● **Given problem**
Print the first line of the material below and each line after it, exactly as written, ending with the line that contains "291.4, 292.8, 292.8, 293, 292.8, 292.8, 292.8, 293, 292.2]".
-------
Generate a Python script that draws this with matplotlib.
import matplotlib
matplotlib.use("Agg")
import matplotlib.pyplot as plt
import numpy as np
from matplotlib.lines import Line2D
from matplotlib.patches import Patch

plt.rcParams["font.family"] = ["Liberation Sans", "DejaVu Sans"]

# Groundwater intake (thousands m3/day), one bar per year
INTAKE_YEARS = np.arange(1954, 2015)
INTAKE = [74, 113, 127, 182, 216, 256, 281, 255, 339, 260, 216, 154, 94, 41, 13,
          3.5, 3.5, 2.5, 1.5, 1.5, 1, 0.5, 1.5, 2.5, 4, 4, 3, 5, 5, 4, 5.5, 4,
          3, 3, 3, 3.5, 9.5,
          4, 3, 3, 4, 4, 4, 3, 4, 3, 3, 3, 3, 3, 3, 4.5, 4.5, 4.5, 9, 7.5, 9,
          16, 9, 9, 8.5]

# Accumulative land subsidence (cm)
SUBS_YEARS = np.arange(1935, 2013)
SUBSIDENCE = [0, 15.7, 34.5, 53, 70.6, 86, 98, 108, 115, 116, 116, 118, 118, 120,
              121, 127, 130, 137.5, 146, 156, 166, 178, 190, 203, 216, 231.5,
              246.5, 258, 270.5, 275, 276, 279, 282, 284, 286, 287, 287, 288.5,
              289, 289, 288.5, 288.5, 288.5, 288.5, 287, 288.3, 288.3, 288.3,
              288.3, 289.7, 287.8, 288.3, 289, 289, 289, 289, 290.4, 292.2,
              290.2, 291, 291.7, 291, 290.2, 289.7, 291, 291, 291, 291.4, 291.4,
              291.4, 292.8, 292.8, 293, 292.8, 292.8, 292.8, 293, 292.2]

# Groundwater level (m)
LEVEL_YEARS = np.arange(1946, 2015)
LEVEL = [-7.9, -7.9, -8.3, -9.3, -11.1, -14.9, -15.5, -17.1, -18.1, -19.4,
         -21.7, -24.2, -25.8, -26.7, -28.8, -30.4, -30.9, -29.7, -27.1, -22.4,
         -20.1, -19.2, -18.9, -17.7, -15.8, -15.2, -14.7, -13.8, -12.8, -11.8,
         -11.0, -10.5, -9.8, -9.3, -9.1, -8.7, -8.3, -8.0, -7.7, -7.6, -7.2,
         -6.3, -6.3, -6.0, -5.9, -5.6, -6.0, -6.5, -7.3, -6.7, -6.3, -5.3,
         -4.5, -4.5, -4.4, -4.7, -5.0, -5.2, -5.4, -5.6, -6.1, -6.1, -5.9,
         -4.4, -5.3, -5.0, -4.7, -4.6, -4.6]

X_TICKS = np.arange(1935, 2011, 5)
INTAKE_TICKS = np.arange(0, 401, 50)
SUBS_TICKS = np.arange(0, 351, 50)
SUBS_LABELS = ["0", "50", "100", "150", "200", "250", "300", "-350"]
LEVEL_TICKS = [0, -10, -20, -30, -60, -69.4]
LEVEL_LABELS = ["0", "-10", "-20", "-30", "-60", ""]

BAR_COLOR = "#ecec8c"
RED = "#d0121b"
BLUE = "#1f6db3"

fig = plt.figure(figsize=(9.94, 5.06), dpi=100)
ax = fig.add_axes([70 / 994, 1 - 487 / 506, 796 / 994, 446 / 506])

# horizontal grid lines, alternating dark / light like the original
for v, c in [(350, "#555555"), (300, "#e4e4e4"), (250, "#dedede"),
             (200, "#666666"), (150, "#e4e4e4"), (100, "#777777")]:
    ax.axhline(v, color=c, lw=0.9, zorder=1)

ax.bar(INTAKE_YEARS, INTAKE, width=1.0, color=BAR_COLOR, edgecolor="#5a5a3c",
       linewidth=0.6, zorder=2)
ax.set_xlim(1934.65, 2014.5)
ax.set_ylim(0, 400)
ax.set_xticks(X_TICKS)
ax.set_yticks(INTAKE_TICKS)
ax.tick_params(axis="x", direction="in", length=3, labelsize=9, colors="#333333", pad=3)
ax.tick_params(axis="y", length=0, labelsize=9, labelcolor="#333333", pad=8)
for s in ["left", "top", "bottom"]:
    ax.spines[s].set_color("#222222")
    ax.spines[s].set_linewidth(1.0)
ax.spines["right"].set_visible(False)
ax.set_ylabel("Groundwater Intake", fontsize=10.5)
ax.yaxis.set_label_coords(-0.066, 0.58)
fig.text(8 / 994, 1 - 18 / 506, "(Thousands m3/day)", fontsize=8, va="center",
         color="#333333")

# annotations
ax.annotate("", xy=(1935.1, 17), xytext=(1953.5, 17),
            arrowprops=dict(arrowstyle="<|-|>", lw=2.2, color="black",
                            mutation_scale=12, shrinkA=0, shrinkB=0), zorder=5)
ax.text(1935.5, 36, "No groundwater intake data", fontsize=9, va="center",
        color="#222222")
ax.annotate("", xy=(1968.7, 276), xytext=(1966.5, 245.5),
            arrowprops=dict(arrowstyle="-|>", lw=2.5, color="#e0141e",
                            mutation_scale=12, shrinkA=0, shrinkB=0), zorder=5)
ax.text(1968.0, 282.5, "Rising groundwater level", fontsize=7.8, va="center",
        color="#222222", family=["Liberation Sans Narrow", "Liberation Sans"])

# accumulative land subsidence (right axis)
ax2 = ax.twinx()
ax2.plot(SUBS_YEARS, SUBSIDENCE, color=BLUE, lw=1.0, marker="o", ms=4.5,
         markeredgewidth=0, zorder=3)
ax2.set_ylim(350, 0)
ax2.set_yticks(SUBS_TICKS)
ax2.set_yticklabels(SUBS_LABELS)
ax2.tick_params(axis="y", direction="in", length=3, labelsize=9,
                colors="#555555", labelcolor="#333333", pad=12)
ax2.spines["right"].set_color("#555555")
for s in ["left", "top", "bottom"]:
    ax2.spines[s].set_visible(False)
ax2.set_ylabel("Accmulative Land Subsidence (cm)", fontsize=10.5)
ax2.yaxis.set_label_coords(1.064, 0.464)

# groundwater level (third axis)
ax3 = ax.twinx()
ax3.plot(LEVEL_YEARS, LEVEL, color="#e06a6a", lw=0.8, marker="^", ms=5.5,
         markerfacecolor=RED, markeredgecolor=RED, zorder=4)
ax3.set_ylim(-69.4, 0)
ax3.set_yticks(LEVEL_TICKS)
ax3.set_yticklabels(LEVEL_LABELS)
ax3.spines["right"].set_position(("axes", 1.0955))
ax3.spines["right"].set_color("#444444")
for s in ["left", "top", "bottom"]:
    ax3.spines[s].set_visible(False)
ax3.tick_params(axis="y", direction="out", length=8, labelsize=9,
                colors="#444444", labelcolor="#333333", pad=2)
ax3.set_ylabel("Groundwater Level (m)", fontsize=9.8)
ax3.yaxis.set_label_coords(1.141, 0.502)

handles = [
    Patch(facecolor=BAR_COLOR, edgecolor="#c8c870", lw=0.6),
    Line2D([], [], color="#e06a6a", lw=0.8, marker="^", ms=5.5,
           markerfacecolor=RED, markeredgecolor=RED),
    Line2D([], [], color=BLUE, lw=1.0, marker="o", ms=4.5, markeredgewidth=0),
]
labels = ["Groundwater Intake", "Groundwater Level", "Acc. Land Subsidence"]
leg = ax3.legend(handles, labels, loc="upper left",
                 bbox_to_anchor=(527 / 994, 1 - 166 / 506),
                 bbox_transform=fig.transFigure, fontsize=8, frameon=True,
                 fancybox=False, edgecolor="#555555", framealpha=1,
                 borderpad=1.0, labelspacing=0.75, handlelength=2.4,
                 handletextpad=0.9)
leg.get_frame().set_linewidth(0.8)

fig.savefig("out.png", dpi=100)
-------
● **Solution to the problem**
Generate a Python script that draws this with matplotlib.
import matplotlib
matplotlib.use("Agg")
import matplotlib.pyplot as plt
import numpy as np
from matplotlib.lines import Line2D
from matplotlib.patches import Patch

plt.rcParams["font.family"] = ["Liberation Sans", "DejaVu Sans"]

# Groundwater intake (thousands m3/day), one bar per year
INTAKE_YEARS = np.arange(1954, 2015)
INTAKE = [74, 113, 127, 182, 216, 256, 281, 255, 339, 260, 216, 154, 94, 41, 13,
          3.5, 3.5, 2.5, 1.5, 1.5, 1, 0.5, 1.5, 2.5, 4, 4, 3, 5, 5, 4, 5.5, 4,
          3, 3, 3, 3.5, 9.5,
          4, 3, 3, 4, 4, 4, 3, 4, 3, 3, 3, 3, 3, 3, 4.5, 4.5, 4.5, 9, 7.5, 9,
          16, 9, 9, 8.5]

# Accumulative land subsidence (cm)
SUBS_YEARS = np.arange(1935, 2013)
SUBSIDENCE = [0, 15.7, 34.5, 53, 70.6, 86, 98, 108, 115, 116, 116, 118, 118, 120,
              121, 127, 130, 137.5, 146, 156, 166, 178, 190, 203, 216, 231.5,
              246.5, 258, 270.5, 275, 276, 279, 282, 284, 286, 287, 287, 288.5,
              289, 289, 288.5, 288.5, 288.5, 288.5, 287, 288.3, 288.3, 288.3,
              288.3, 289.7, 287.8, 288.3, 289, 289, 289, 289, 290.4, 292.2,
              290.2, 291, 291.7, 291, 290.2, 289.7, 291, 291, 291, 291.4, 291.4,
              291.4, 292.8, 292.8, 293, 292.8, 292.8, 292.8, 293, 292.2]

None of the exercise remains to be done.